Können Sie ein Beispiel nennen?
Die Mietpreise – steigenden Mieten und Wohnkosten stehen die nur verhalten wachsenden Nettoeinkommen der privaten Haushalte gegenüber. Während die Einkommen in den vergangenen fünf Jahren im Durchschnitt um knapp acht Prozent zugelegt haben, sind die Mieten um 17 Prozent gestiegen. In den unteren Einkommensgruppen klafft die Schere noch weiter auseinander, denn dort haben sich die Gehälter unterdurchschnittlich entwickelt. Somit wird es für diese Haushalte zunehmend unmöglich, bezahlbaren Wohnraum zu finden. Solche Entwicklungen lassen sich nicht individuell verändern, sondern nur durch eine beherzte Politik. Und da haben wir in den vergangenen Legislaturperioden viel Mutlosigkeit erlebt, obwohl Wirtschaftsentwicklung und Steueraufkommen viele Chancen boten.
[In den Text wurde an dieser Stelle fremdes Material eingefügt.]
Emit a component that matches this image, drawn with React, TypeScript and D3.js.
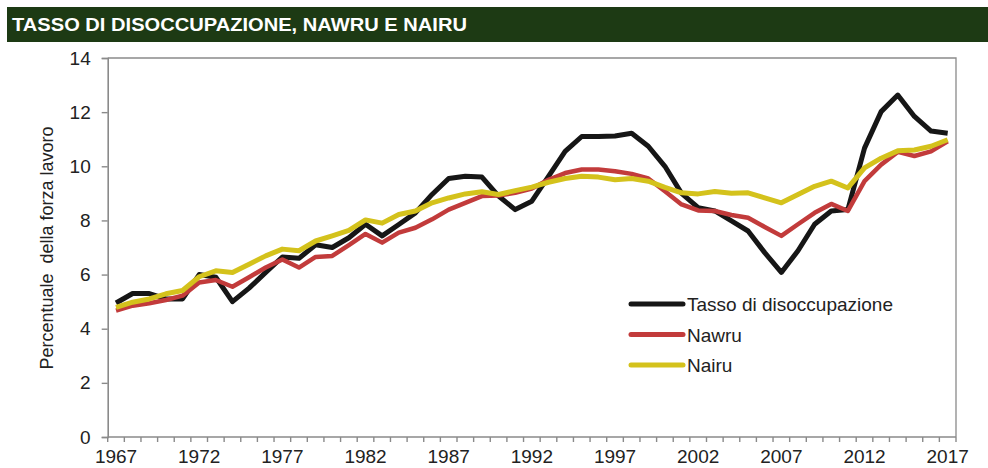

Wie lässt sich Armut bekämpfen?
In Deutschland sehe ich wesentliche Ansatzpunkte in einer Politik, die die vom Grundgesetz geforderten, gleichwertigen Lebensbedingungen realisiert. Dazu gehört eine Familien- und Bildungspolitik, die Kindern gute Startchancen gibt, genauso wie eine Politik, die Altersarmut verhindert und es am Arbeitsmarkt ausgegrenzten Menschen ermöglicht, wieder beruflich Fuß zu fassen. Was die Wohnungsnot betrifft, könnten mit erhöhten Abschreibungen Privatinvestitionen in sozialen Wohnungsbau angereizt werden. Auch die überfällige Anpassung der Regelsätze in der Grundsicherung wäre ein Segen.